-------- Data

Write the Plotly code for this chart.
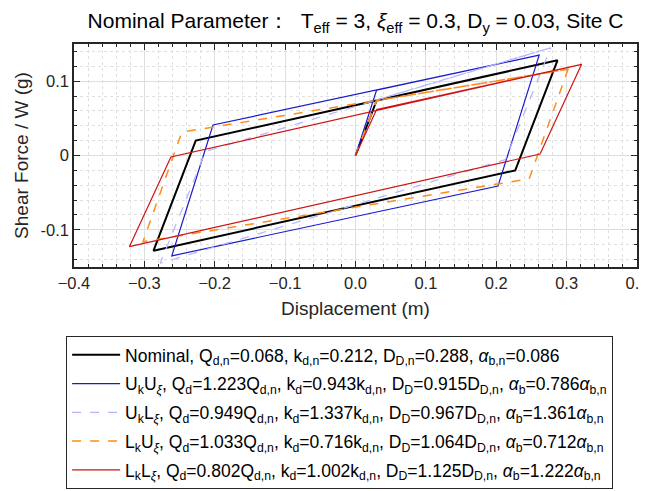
import plotly.graph_objects as go

# ---- data (corner points of each hysteresis loop) ----
nominal_disp  = [0, 0.030, 0.287, 0.227, -0.287, -0.227, 0.287]
nominal_force = [0, 0.074, 0.128, -0.020, -0.128, 0.020, 0.128]

ukuxi_disp  = [0, 0.030, 0.261, 0.2025, -0.261, -0.2025, 0.261]
ukuxi_force = [0, 0.088, 0.135, -0.041, -0.135, 0.041, 0.135]

uklxi_disp  = [0, 0.030, 0.2775, 0.213, -0.2775, -0.213, 0.2775]
uklxi_force = [0, 0.075, 0.145, -0.0055, -0.145, 0.0055, 0.145]

lkuxi_disp  = [0, 0.030, 0.302, 0.2468, -0.302, -0.2468, 0.302]
lkuxi_force = [0, 0.074, 0.116, -0.0314, -0.116, 0.0314, 0.116]

lklxi_disp  = [0, 0.030, 0.3213, 0.2623, -0.3213, -0.2623, 0.3213]
lklxi_force = [0, 0.062, 0.1227, 0.002, -0.1227, -0.002, 0.1227]

legend_names = [
    "Nominal, Q<sub>d,n</sub>=0.068, k<sub>d,n</sub>=0.212, D<sub>D,n</sub>=0.288, <i>α</i><sub>b,n</sub>=0.086",
    "U<sub>k</sub>U<sub><i>ξ</i></sub>, Q<sub>d</sub>=1.223Q<sub>d,n</sub>, k<sub>d</sub>=0.943k<sub>d,n</sub>, D<sub>D</sub>=0.915D<sub>D,n</sub>, <i>α</i><sub>b</sub>=0.786<i>α</i><sub>b,n</sub>",
    "U<sub>k</sub>L<sub><i>ξ</i></sub>, Q<sub>d</sub>=0.949Q<sub>d,n</sub>, k<sub>d</sub>=1.337k<sub>d,n</sub>, D<sub>D</sub>=0.967D<sub>D,n</sub>, <i>α</i><sub>b</sub>=1.361<i>α</i><sub>b,n</sub>",
    "L<sub>k</sub>U<sub><i>ξ</i></sub>, Q<sub>d</sub>=1.033Q<sub>d,n</sub>, k<sub>d</sub>=0.716k<sub>d,n</sub>, D<sub>D</sub>=1.064D<sub>D,n</sub>, <i>α</i><sub>b</sub>=0.712<i>α</i><sub>b,n</sub>",
    "L<sub>k</sub>L<sub><i>ξ</i></sub>, Q<sub>d</sub>=0.802Q<sub>d,n</sub>, k<sub>d</sub>=1.002k<sub>d,n</sub>, D<sub>D</sub>=1.125D<sub>D,n</sub>, <i>α</i><sub>b</sub>=1.222<i>α</i><sub>b,n</sub>",
]

series = [
    (nominal_disp, nominal_force, "#000000", 2.0, "solid"),
    (ukuxi_disp, ukuxi_force, "#1a1acc", 1.2, "solid"),
    (uklxi_disp, uklxi_force, "#b3b3ff", 1.2, "dash"),
    (lkuxi_disp, lkuxi_force, "#ff8c1a", 1.5, "dash"),
    (lklxi_disp, lklxi_force, "#cc1414", 1.2, "solid"),
]

FONT = "Liberation Sans, Arial, Helvetica, sans-serif"

# page body has an 8px margin: the figure is positioned to compensate
W, H = 647, 483

fig = go.Figure()
for i, ((xd, yd, col, w, dash), name) in enumerate(zip(series, legend_names)):
    fig.add_trace(go.Scatter(x=xd, y=yd, mode="lines", name=name, legendgroup=f"g{i}",
                             line=dict(color=col, width=w, dash=dash)))

axis_common = dict(
    showline=True, linecolor="#262626", linewidth=1.5, mirror="allticks",
    ticks="inside", ticklen=6, tickcolor="#262626",
    showgrid=True, gridcolor="#dedede", gridwidth=1,
    zeroline=False, ticklabeloverflow="allow",
    tickfont=dict(family=FONT, size=16.5, color="#262626"),
    minor=dict(dtick=0.02, showgrid=True, gridcolor="#e0e0e0", griddash="dot",
               ticks="inside", ticklen=3, tickcolor="#262626"),
)

fig.update_xaxes(range=[-0.4, 0.4], dtick=0.1, tickformat=".1f",
                 title=dict(text="Displacement (m)", font=dict(family=FONT, size=19, color="#262626"), standoff=11),
                 **axis_common)
fig.update_yaxes(range=[-0.15, 0.15], tickvals=[-0.1, 0, 0.1], ticktext=["-0.1", "0", "0.1"],
                 title=dict(text="Shear Force / W (g)", font=dict(family=FONT, size=19, color="#262626"), standoff=7),
                 **axis_common)

fig.update_layout(
    width=W, height=H,
    margin=dict(l=65.5, r=18, t=36, b=224, autoexpand=False),
    paper_bgcolor="white", plot_bgcolor="white",
    font=dict(family=FONT, color="#000000"),
    title=dict(text="Nominal Parameter：  T<sub>eff</sub> = 3, <i>ξ</i><sub>eff</sub> = 0.3, D<sub>y</sub> = 0.03, Site C",
               xref="paper", x=0.5, xanchor="center", y=1 - 13 / H, yanchor="middle",
               font=dict(family=FONT, size=21, color="#000000")),
    showlegend=True,
    legend=dict(x=-0.014, xanchor="left", y=-0.309, yanchor="top",
                bordercolor="#262626", borderwidth=1, bgcolor="white",
                font=dict(family=FONT, size=17.5, color="#000000"),
                itemwidth=48, tracegroupgap=3),
)

fig.write_html("out.html")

----------------

**What you have to do:** Leaving the pictures aside, transcribe the entire listing exactly.

**Solution for this problem:**
Write the Plotly code for this chart.
import plotly.graph_objects as go

# ---- data (corner points of each hysteresis loop) ----
nominal_disp  = [0, 0.030, 0.287, 0.227, -0.287, -0.227, 0.287]
nominal_force = [0, 0.074, 0.128, -0.020, -0.128, 0.020, 0.128]

ukuxi_disp  = [0, 0.030, 0.261, 0.2025, -0.261, -0.2025, 0.261]
ukuxi_force = [0, 0.088, 0.135, -0.041, -0.135, 0.041, 0.135]

uklxi_disp  = [0, 0.030, 0.2775, 0.213, -0.2775, -0.213, 0.2775]
uklxi_force = [0, 0.075, 0.145, -0.0055, -0.145, 0.0055, 0.145]

lkuxi_disp  = [0, 0.030, 0.302, 0.2468, -0.302, -0.2468, 0.302]
lkuxi_force = [0, 0.074, 0.116, -0.0314, -0.116, 0.0314, 0.116]

lklxi_disp  = [0, 0.030, 0.3213, 0.2623, -0.3213, -0.2623, 0.3213]
lklxi_force = [0, 0.062, 0.1227, 0.002, -0.1227, -0.002, 0.1227]

legend_names = [
    "Nominal, Q<sub>d,n</sub>=0.068, k<sub>d,n</sub>=0.212, D<sub>D,n</sub>=0.288, <i>α</i><sub>b,n</sub>=0.086",
    "U<sub>k</sub>U<sub><i>ξ</i></sub>, Q<sub>d</sub>=1.223Q<sub>d,n</sub>, k<sub>d</sub>=0.943k<sub>d,n</sub>, D<sub>D</sub>=0.915D<sub>D,n</sub>, <i>α</i><sub>b</sub>=0.786<i>α</i><sub>b,n</sub>",
    "U<sub>k</sub>L<sub><i>ξ</i></sub>, Q<sub>d</sub>=0.949Q<sub>d,n</sub>, k<sub>d</sub>=1.337k<sub>d,n</sub>, D<sub>D</sub>=0.967D<sub>D,n</sub>, <i>α</i><sub>b</sub>=1.361<i>α</i><sub>b,n</sub>",
    "L<sub>k</sub>U<sub><i>ξ</i></sub>, Q<sub>d</sub>=1.033Q<sub>d,n</sub>, k<sub>d</sub>=0.716k<sub>d,n</sub>, D<sub>D</sub>=1.064D<sub>D,n</sub>, <i>α</i><sub>b</sub>=0.712<i>α</i><sub>b,n</sub>",
    "L<sub>k</sub>L<sub><i>ξ</i></sub>, Q<sub>d</sub>=0.802Q<sub>d,n</sub>, k<sub>d</sub>=1.002k<sub>d,n</sub>, D<sub>D</sub>=1.125D<sub>D,n</sub>, <i>α</i><sub>b</sub>=1.222<i>α</i><sub>b,n</sub>",
]

series = [
    (nominal_disp, nominal_force, "#000000", 2.0, "solid"),
    (ukuxi_disp, ukuxi_force, "#1a1acc", 1.2, "solid"),
    (uklxi_disp, uklxi_force, "#b3b3ff", 1.2, "dash"),
    (lkuxi_disp, lkuxi_force, "#ff8c1a", 1.5, "dash"),
    (lklxi_disp, lklxi_force, "#cc1414", 1.2, "solid"),
]

FONT = "Liberation Sans, Arial, Helvetica, sans-serif"

# page body has an 8px margin: the figure is positioned to compensate
W, H = 647, 483

fig = go.Figure()
for i, ((xd, yd, col, w, dash), name) in enumerate(zip(series, legend_names)):
    fig.add_trace(go.Scatter(x=xd, y=yd, mode="lines", name=name, legendgroup=f"g{i}",
                             line=dict(color=col, width=w, dash=dash)))

axis_common = dict(
    showline=True, linecolor="#262626", linewidth=1.5, mirror="allticks",
    ticks="inside", ticklen=6, tickcolor="#262626",
    showgrid=True, gridcolor="#dedede", gridwidth=1,
    zeroline=False, ticklabeloverflow="allow",
    tickfont=dict(family=FONT, size=16.5, color="#262626"),
    minor=dict(dtick=0.02, showgrid=True, gridcolor="#e0e0e0", griddash="dot",
               ticks="inside", ticklen=3, tickcolor="#262626"),
)

fig.update_xaxes(range=[-0.4, 0.4], dtick=0.1, tickformat=".1f",
                 title=dict(text="Displacement (m)", font=dict(family=FONT, size=19, color="#262626"), standoff=11),
                 **axis_common)
fig.update_yaxes(range=[-0.15, 0.15], tickvals=[-0.1, 0, 0.1], ticktext=["-0.1", "0", "0.1"],
                 title=dict(text="Shear Force / W (g)", font=dict(family=FONT, size=19, color="#262626"), standoff=7),
                 **axis_common)

fig.update_layout(
    width=W, height=H,
    margin=dict(l=65.5, r=18, t=36, b=224, autoexpand=False),
    paper_bgcolor="white", plot_bgcolor="white",
    font=dict(family=FONT, color="#000000"),
    title=dict(text="Nominal Parameter：  T<sub>eff</sub> = 3, <i>ξ</i><sub>eff</sub> = 0.3, D<sub>y</sub> = 0.03, Site C",
               xref="paper", x=0.5, xanchor="center", y=1 - 13 / H, yanchor="middle",
               font=dict(family=FONT, size=21, color="#000000")),
    showlegend=True,
    legend=dict(x=-0.014, xanchor="left", y=-0.309, yanchor="top",
                bordercolor="#262626", borderwidth=1, bgcolor="white",
                font=dict(family=FONT, size=17.5, color="#000000"),
                itemwidth=48, tracegroupgap=3),
)

fig.write_html("out.html")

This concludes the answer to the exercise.